Let me anticipate a few objections so I don't have to type this stuff in the comment section.

But Dave, I think Lopez or T-Rob is a good player!

They may well turn out to be. Let me be clear. I am not saying either one stinks. Like the accordion cover or dish soap, they're good at what they do. Neither is overpriced. I will not root against either guy. I hope they do great in a Blazer uniform. However there's little or no reason to anticipate that either will meet Portland's needs enough to justify bringing them on board at this time, let alone to justify devoting more than 2/3 of the team's available resources to acquiring them. Seeing as how their former teams dumped them for essentially nothing to make room for players they really wanted instead, there's not even a guarantee that either player will pan out at all.

But Dave, it's not about individuals but about the team. Remember the 1977 championship Blazers!

That team had THE best center in the league that year, one of the best power forwards (if not THE best) in the league, an All-Star shooting guard, and veteran help. Team doesn't replace talent, it makes the best use of it. Case in point: as soon as the world-class center fell out of the equation that "team" collapsed.

This year's Blazers will have the power forward part down, provided LaMarcus Aldridge isn't traded. What else have they got? Maybe Damian Lillard subs in for Lionel Hollins but they have no proven center, no veteran help, and no basis at all to be compared with that '77 squad.

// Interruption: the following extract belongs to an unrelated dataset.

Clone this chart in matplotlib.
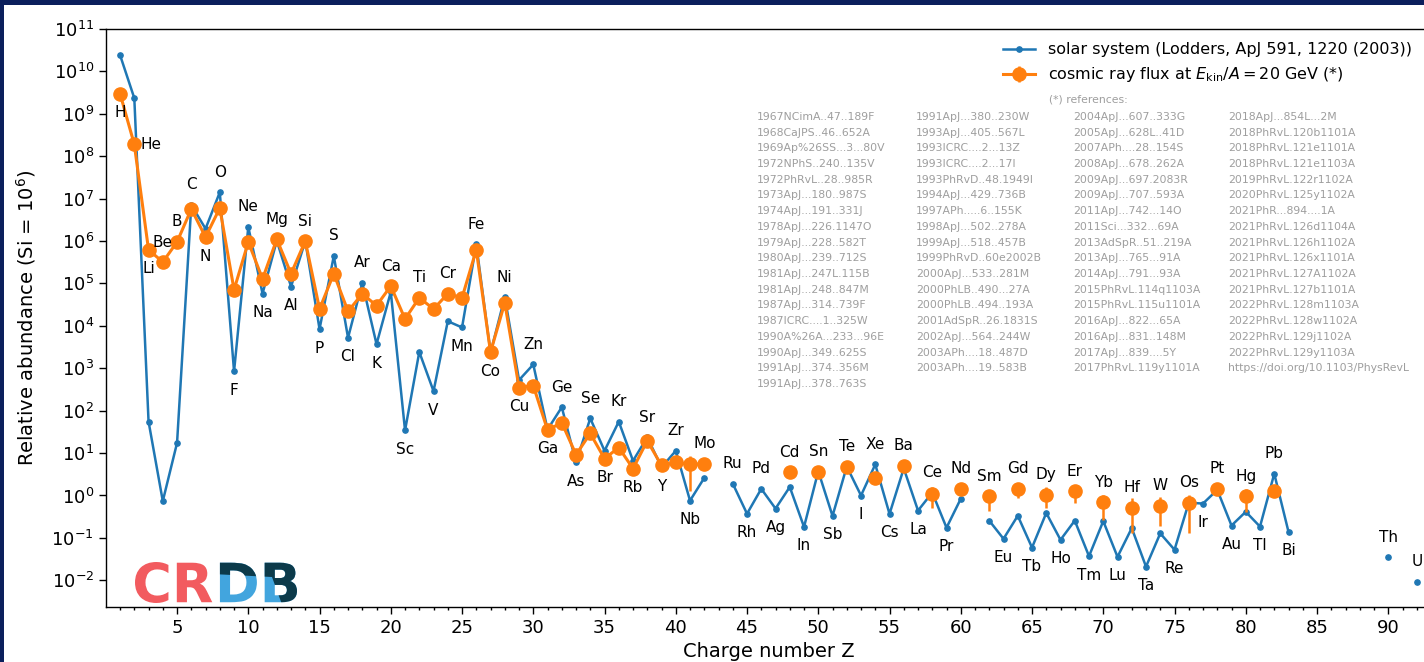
import numpy as np
import pandas as pd
import matplotlib
matplotlib.use("Agg")
import matplotlib.pyplot as plt
from matplotlib.patches import Rectangle, Polygon, PathPatch
from matplotlib.textpath import TextPath
from matplotlib.font_manager import FontProperties
from matplotlib.transforms import Affine2D, IdentityTransform

W, H = 1424, 662

# solar system abundances (Lodders 2003), Si = 1e6
sol_z = list(range(1, 43)) + list(range(44, 61)) + list(range(62, 84)) + [90, 92]
sol_name = ["H", "He", "Li", "Be", "B", "C", "N", "O", "F", "Ne", "Na", "Mg", "Al", "Si",
            "P", "S", "Cl", "Ar", "K", "Ca", "Sc", "Ti", "V", "Cr", "Mn", "Fe", "Co", "Ni",
            "Cu", "Zn", "Ga", "Ge", "As", "Se", "Br", "Kr", "Rb", "Sr", "Y", "Zr", "Nb", "Mo",
            "Ru", "Rh", "Pd", "Ag", "Cd", "In", "Sn", "Sb", "Te", "I", "Xe", "Cs", "Ba", "La",
            "Ce", "Pr", "Nd",
            "Sm", "Eu", "Gd", "Tb", "Dy", "Ho", "Er", "Tm", "Yb", "Lu", "Hf", "Ta", "W", "Re",
            "Os", "Ir", "Pt", "Au", "Hg", "Tl", "Pb", "Bi",
            "Th", "U"]
sol_val = [2.431e10, 2.343e9, 55.47, 0.7374, 17.32, 7.079e6, 1.950e6, 1.413e7, 841.1,
           2.148e6, 5.751e4, 1.020e6, 8.410e4, 1.0e6, 8373, 4.449e5, 5237, 1.025e5, 3692,
           6.287e4, 34.20, 2422, 288.4, 1.286e4, 9168, 8.380e5, 2323, 4.780e4, 527, 1226,
           35.97, 120.6, 6.089, 65.79, 11.32, 55.15, 6.572, 23.64, 4.608, 11.33, 0.7554, 2.601,
           1.900, 0.3708, 1.435, 0.4913, 1.584, 0.1810, 3.733, 0.3292, 4.815, 0.9975, 5.391,
           0.3671, 4.351, 0.4405, 1.169, 0.1737, 0.8355,
           0.2542, 0.09513, 0.3321, 0.05907, 0.3862, 0.08986, 0.2554, 0.0370, 0.2484, 0.03572,
           0.1699, 0.02099, 0.1277, 0.05254, 0.6738, 0.6448, 1.357, 0.1955, 0.4128, 0.1845,
           3.258, 0.1388,
           0.03512, 0.009306]

# cosmic ray flux at Ekin/A = 20 GeV, same normalisation
cr_z = list(range(1, 43)) + list(range(48, 84, 2))
cr_val = [3.0e9, 1.9e8, 6.2e5, 3.2e5, 9.5e5, 5.7e6, 1.24e6, 6.0e6, 7.1e4, 9.5e5, 1.28e5,
          1.1e6, 1.7e5, 1.0e6, 2.5e4, 1.7e5, 2.2e4, 5.7e4, 3.0e4, 8.7e4, 1.45e4, 4.6e4, 2.5e4,
          5.7e4, 4.6e4, 6.2e5, 2.4e3, 3.5e4, 350, 390, 35, 52, 9.2, 29, 7.4, 13.5, 4.3, 19.5,
          5.1, 6.0, 5.4, 5.6,
          3.5, 3.5, 4.6, 2.65, 5.0, 1.1, 1.45, 0.95, 1.45, 1.05, 1.25, 0.69, 0.52, 0.58, 0.65,
          1.45, 0.95, 1.25]
err_z = [41, 58, 60, 62, 64, 66, 68, 70, 72, 74, 76, 78, 80, 82]
err_lo = [1.3, 0.52, 1.1, 0.44, 0.85, 0.52, 0.68, 0.26, 0.13, 0.19, 0.13, 1.3, 0.4, 1.05]
err_hi = [8.7, 1.6, 1.9, 1.3, 1.9, 1.55, 1.65, 1.0, 0.85, 0.9, 1.05, 1.6, 1.45, 1.45]

refs = ["1967NCimA..47..189F", "1968CaJPS..46..652A", "1969Ap%26SS...3...80V",
        "1972NPhS..240..135V", "1972PhRvL..28..985R", "1973ApJ...180..987S",
        "1974ApJ...191..331J", "1978ApJ...226.1147O", "1979ApJ...228..582T",
        "1980ApJ...239..712S", "1981ApJ...247L.115B", "1981ApJ...248..847M",
        "1987ApJ...314..739F", "1987ICRC....1..325W", "1990A%26A...233...96E",
        "1990ApJ...349..625S", "1991ApJ...374..356M", "1991ApJ...378..763S",
        "1991ApJ...380..230W", "1993ApJ...405..567L", "1993ICRC....2...13Z",
        "1993ICRC....2...17I", "1993PhRvD..48.1949I", "1994ApJ...429..736B",
        "1997APh.....6..155K", "1998ApJ...502..278A", "1999ApJ...518..457B",
        "1999PhRvD..60e2002B", "2000ApJ...533..281M", "2000PhLB..490...27A",
        "2000PhLB..494..193A", "2001AdSpR..26.1831S", "2002ApJ...564..244W",
        "2003APh....18..487D", "2003APh....19..583B",
        "2004ApJ...607..333G", "2005ApJ...628L..41D", "2007APh....28..154S",
        "2008ApJ...678..262A", "2009ApJ...697.2083R", "2009ApJ...707..593A",
        "2011ApJ...742...14O", "2011Sci...332...69A", "2013AdSpR..51..219A",
        "2013ApJ...765...91A", "2014ApJ...791...93A", "2015PhRvL.114q1103A",
        "2015PhRvL.115u1101A", "2016ApJ...822...65A", "2016ApJ...831..148M",
        "2017ApJ...839....5Y", "2017PhRvL.119y1101A",
        "2018ApJ...854L...2M", "2018PhRvL.120b1101A", "2018PhRvL.121e1101A",
        "2018PhRvL.121e1103A", "2019PhRvL.122r1102A", "2020PhRvL.125y1102A",
        "2021PhR...894....1A", "2021PhRvL.126d1104A", "2021PhRvL.126h1102A",
        "2021PhRvL.126x1101A", "2021PhRvL.127A1102A", "2021PhRvL.127b1101A",
        "2022PhRvL.128m1103A", "2022PhRvL.128w1102A", "2022PhRvL.129j1102A",
        "2022PhRvL.129y1103A", "https://doi.org/10.1103/PhysRevL"]
ref_cols = [18, 17, 17, 17]

# full Z grid, gaps become NaN so the lines break
z_all = np.arange(1, 93)
sol = pd.Series(sol_val, index=sol_z).reindex(z_all)
cr = pd.Series(cr_val, index=cr_z).reindex(z_all)
lo = pd.Series(err_lo, index=err_z).reindex(z_all).fillna(cr)
hi = pd.Series(err_hi, index=err_z).reindex(z_all).fillna(cr)
yerr = np.array([(cr - lo).fillna(0).values, (hi - cr).fillna(0).values])

fig = plt.figure(figsize=(W / 100, H / 100), dpi=100, facecolor="#0b1f5c")
fig.add_artist(Rectangle((4 / W, 0), 1, 1 - 5 / H, transform=fig.transFigure,
                         facecolor="white", edgecolor="none", zorder=-10))

ax = fig.add_axes([105.8 / W, 1 - 607 / H, (1431 - 105.8) / W, 578 / H])

ax.plot(z_all, sol, "-o", color="#1f77b4", lw=1.8, ms=3.8,
        label="solar system (Lodders, ApJ 591, 1220 (2003))")
ax.errorbar(z_all, cr, yerr=yerr, fmt="-o", color="#ff7f0e", lw=2.2, ms=9.5,
            elinewidth=1.8, capsize=0,
            label=r"cosmic ray flux at $E_\mathrm{kin}/A = 20$ GeV (*)")

# element names above even / below odd Z
for z, name in zip(sol_z, sol_name):
    pts = [sol[z]] + ([cr[z]] if not np.isnan(cr[z]) else [])
    if z == 2:
        ax.annotate(name, (z, cr[z]), xytext=(6, 0), textcoords="offset pixels",
                    ha="left", va="center", fontsize=11)
        continue
    if z == 3:
        y, dy = cr[z], -19
    elif z % 2 == 0 or z == 5:
        y, dy = max(pts), 20
    else:
        y, dy = min(pts), -19
    ax.annotate(name, (z, y), xytext=(0, dy), textcoords="offset pixels",
                ha="center", va="center", fontsize=11)

ax.set_yscale("log")
ax.set_xlim(0, 93)
ax.set_ylim(10 ** -2.63, 1e11)
ax.set_yticks([10.0 ** k for k in range(-2, 12)])
ax.yaxis.set_minor_locator(matplotlib.ticker.NullLocator())
ax.set_xticks(range(5, 95, 5))
ax.set_xticks(range(1, 93), minor=True)
ax.tick_params(which="major", length=5, width=1, labelsize=13)
ax.tick_params(which="minor", length=2.5, width=1)
for sp in ax.spines.values():
    sp.set_linewidth(1.0)
ax.set_xlabel("Charge number Z", fontsize=14)
ax.set_ylabel("Relative abundance (Si = $10^6$)", fontsize=14, labelpad=10)

ax.legend(loc="upper right", bbox_to_anchor=(1418 / W, 1 - 36 / H),
          bbox_transform=fig.transFigure, frameon=False, fontsize=11.5,
          handlelength=2.0, borderaxespad=0)

# reference list
fig.text(1088 / W, 1 - 100 / H, "(*) references:", ha="center", va="center",
         fontsize=7.8, color="0.62")
col_x = [757, 916, 1073, 1228]
start = 0
for cx, n in zip(col_x, ref_cols):
    for i, r in enumerate(refs[start:start + n]):
        fig.text(cx / W, 1 - (117 + 15.7 * i) / H, r, ha="left", va="center",
                 fontsize=7.8, color="0.62")
    start += n

# CRDB logo, drawn as glyph outlines so that it can be clipped
fp = FontProperties(family="DejaVu Sans", weight="bold")
p_cr = TextPath((0, 0), "CR", size=1, prop=fp)
p_db = TextPath((p_cr.get_extents().x1 + 0.05, 0), "DB", size=1, prop=fp)
x0 = p_cr.get_extents().x0
x1 = p_db.get_extents().x1
y0 = min(p_cr.get_extents().y0, p_db.get_extents().y0)
y1 = max(p_cr.get_extents().y1, p_db.get_extents().y1)
logo_tr = (Affine2D().translate(-x0, -y0)
           .scale(162 / (x1 - x0), 41 / (y1 - y0))
           .translate(135, H - 603))
fig.add_artist(PathPatch(p_cr, transform=logo_tr, facecolor="#f25b5f", edgecolor="none",
                         zorder=5))
fig.add_artist(PathPatch(p_db, transform=logo_tr, facecolor="#42a5de", edgecolor="none",
                         zorder=5))
dark = PathPatch(p_db, transform=logo_tr, facecolor="#0c3a4a", edgecolor="none", zorder=6)
clip_px = np.array([(212, 545), (305, 545), (305, 610), (284, 610), (272, 577), (212, 574)])
clip = Polygon(np.column_stack([clip_px[:, 0], H - clip_px[:, 1]]),
               transform=IdentityTransform())
dark.set_clip_path(clip)
fig.add_artist(dark)

fig.savefig("out.png", dpi=100, facecolor=fig.get_facecolor())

But Dave, I trust Portland's management.

OK. Well it'll be interesting to hear how Portland's management explains the strategy here. Keep in mind we're not talking about explaining process. We all get that. It's value. But that's the same explanation they give every single year in the draft. "We got second-rounders we projected to go in the first round. It's value!" Fine, you've explained the process. Got it. Now tell me how many of those second rounders--or first-rounders that you said should have been drafted higher than you took them--actually worked out. What were they supposed to do and did they (or did they not) end up doing it? That's strategy. That's talent. Those are just as important as value when you're talking about spending on free agents.

We need to hear more from Neil Olshey than, "We got Robin Lopez and Thomas Robinson at a good value." What are they supposed to do? How do they change this team? How will they lead the franchise into a new era, or at least strongly support that transition? What was the strategy to these picks besides "getting value" on unproven, cast-away players from other teams? Without clear answers to these questions we have no idea what to trust in.

It's possible that there's still another move here besides using up the remaining cap space on another "value" player. Maybe there's a trade coming. Maybe the Blazers have a yet-unveiled grand strategy to leap into contention of which Robin Lopez is a key part. Even having him as a back-up center to a decorated starter would be a good beginning.

But it's also possible that this free agency period is eating up the Blazers like a 99 mph inside fastball and they're just fouling off pitches and hoping to stay alive at the plate long enough to make something happen. If that's the case then we're looking at Strike 1, Strike 2 already and not enough cap space in reserve for another hard swing.

One thing's for sure. If the Blazers exit the free agency period with these two moves as their crowning achievements, Neil Olshey will have some explaining to do that no about of talk about "value" will cover.